----- Data segment

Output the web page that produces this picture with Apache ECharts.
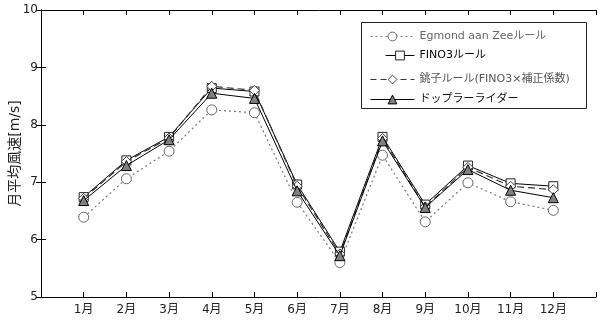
<!DOCTYPE html>
<html><head><meta charset="utf-8">
<script src="https://cdn.jsdelivr.net/npm/echarts@6/dist/echarts.min.js"></script>
<style>html,body{margin:0;padding:0;background:#fff}#c{width:598px;height:320px}</style>
</head><body><div id="c"></div>
<script>
const months = ['1月','2月','3月','4月','5月','6月','7月','8月','9月','10月','11月','12月'];
const yTicks = [5, 6, 7, 8, 9, 10];
const seriesNames = ['Egmond aan Zeeルール', 'FINO3ルール', '銚子ルール(FINO3×補正係数)', 'ドップラーライダー'];
const egmond  = [6.39, 7.06, 7.54, 8.26, 8.21, 6.65, 5.60, 7.47, 6.31, 6.99, 6.66, 6.51];
const fino3   = [6.74, 7.38, 7.79, 8.64, 8.58, 6.96, 5.79, 7.79, 6.61, 7.29, 6.98, 6.93];
const choshi  = [6.72, 7.36, 7.77, 8.67, 8.60, 6.93, 5.75, 7.76, 6.57, 7.26, 6.93, 6.87];
const doppler = [6.68, 7.29, 7.74, 8.55, 8.46, 6.85, 5.72, 7.72, 6.56, 7.22, 6.86, 6.73];

const FONT = '"DejaVu Sans", "Noto Sans CJK JP", sans-serif';
const toXY = arr => arr.map((v, i) => [i + 1, v]);

const chart = echarts.init(document.getElementById('c'), null, {renderer: 'canvas'});

const axisLine = {show: true, lineStyle: {color: '#000', width: 1}};
const tickIn = {show: true, inside: true, length: 5, lineStyle: {color: '#000', width: 1}};

function legendAt(name, left, top, width, color, dash) {
  return {
    data: [name], left: left, top: top, orient: 'vertical',
    itemWidth: width, itemHeight: 11, itemGap: 5, padding: 0,
    textStyle: {fontSize: 11, color: color, fontFamily: FONT},
    lineStyle: {width: 1, type: dash},
    itemStyle: {borderWidth: 1},
    selectedMode: false
  };
}

chart.setOption({
  animation: false,
  backgroundColor: '#fff',
  grid: {left: 41, right: 2, top: 10, bottom: 23, containLabel: false, outerBoundsMode: 'none'},
  xAxis: [{
    type: 'value', min: 0, max: 13, interval: 1, position: 'bottom',
    axisLine: axisLine, axisTick: tickIn, splitLine: {show: false},
    axisLabel: {
      fontSize: 12, color: '#222', fontFamily: FONT, margin: 7,
      formatter: v => (v >= 1 && v <= 12) ? months[v - 1] : ''
    }
  }, {
    type: 'value', min: 0, max: 13, interval: 1, position: 'top',
    axisLine: axisLine, axisTick: tickIn, splitLine: {show: false},
    axisLabel: {show: false}
  }],
  yAxis: [{
    type: 'value', min: yTicks[0], max: yTicks[yTicks.length - 1], interval: 1, position: 'left',
    axisLine: axisLine, axisTick: tickIn, splitLine: {show: false},
    axisLabel: {fontSize: 12, color: '#222', fontFamily: FONT, margin: 3},
    name: '月平均風速[m/s]', nameLocation: 'middle', nameGap: 19, nameMoveOverlap: false,
    nameTextStyle: {fontSize: 14, color: '#222', fontFamily: FONT}
  }, {
    type: 'value', min: yTicks[0], max: yTicks[yTicks.length - 1], interval: 1, position: 'right',
    axisLine: axisLine, axisTick: tickIn, splitLine: {show: false},
    axisLabel: {show: false}
  }],
  legend: [
    legendAt(seriesNames[0], 370, 31, 44, '#666', [2, 3]),
    legendAt(seriesNames[1], 385, 50, 29, '#000', 'solid'),
    legendAt(seriesNames[2], 370, 74, 44, '#555', [6, 4]),
    legendAt(seriesNames[3], 370, 94, 44, '#111', 'solid')
  ],
  graphic: [{
    type: 'rect', z: 3, silent: true,
    shape: {x: 361.5, y: 22.5, width: 225, height: 86},
    style: {fill: '#fff', stroke: '#222', lineWidth: 1}
  }],
  series: [{
    name: seriesNames[0], type: 'line', data: toXY(egmond),
    symbol: 'circle', symbolSize: 10, z: 2,
    lineStyle: {color: '#777', width: 1.2, type: [2, 3]},
    itemStyle: {color: '#fff', borderColor: '#666', borderWidth: 1}
  }, {
    name: seriesNames[1], type: 'line', data: toXY(fino3),
    symbol: 'rect', symbolSize: 9, z: 3,
    lineStyle: {color: '#000', width: 1},
    itemStyle: {color: '#fff', borderColor: '#222', borderWidth: 1}
  }, {
    name: seriesNames[2], type: 'line', data: toXY(choshi),
    symbol: 'diamond', symbolSize: 10, z: 4,
    lineStyle: {color: '#333', width: 1.2, type: [7, 4]},
    itemStyle: {color: '#fff', borderColor: '#444', borderWidth: 1}
  }, {
    name: seriesNames[3], type: 'line', data: toXY(doppler),
    symbol: 'triangle', symbolSize: 10, z: 5,
    lineStyle: {color: '#000', width: 1},
    itemStyle: {color: '#808080', borderColor: '#000', borderWidth: 1}
  }]
});
</script>
</body></html>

----------

● Set problem
Up to and including the line with "7.22, 6.86, 6.73];", copy the data above from its first line. Skip pictures.

● Task result
Output the web page that produces this picture with Apache ECharts.
<!DOCTYPE html>
<html><head><meta charset="utf-8">
<script src="https://cdn.jsdelivr.net/npm/echarts@6/dist/echarts.min.js"></script>
<style>html,body{margin:0;padding:0;background:#fff}#c{width:598px;height:320px}</style>
</head><body><div id="c"></div>
<script>
const months = ['1月','2月','3月','4月','5月','6月','7月','8月','9月','10月','11月','12月'];
const yTicks = [5, 6, 7, 8, 9, 10];
const seriesNames = ['Egmond aan Zeeルール', 'FINO3ルール', '銚子ルール(FINO3×補正係数)', 'ドップラーライダー'];
const egmond  = [6.39, 7.06, 7.54, 8.26, 8.21, 6.65, 5.60, 7.47, 6.31, 6.99, 6.66, 6.51];
const fino3   = [6.74, 7.38, 7.79, 8.64, 8.58, 6.96, 5.79, 7.79, 6.61, 7.29, 6.98, 6.93];
const choshi  = [6.72, 7.36, 7.77, 8.67, 8.60, 6.93, 5.75, 7.76, 6.57, 7.26, 6.93, 6.87];
const doppler = [6.68, 7.29, 7.74, 8.55, 8.46, 6.85, 5.72, 7.72, 6.56, 7.22, 6.86, 6.73];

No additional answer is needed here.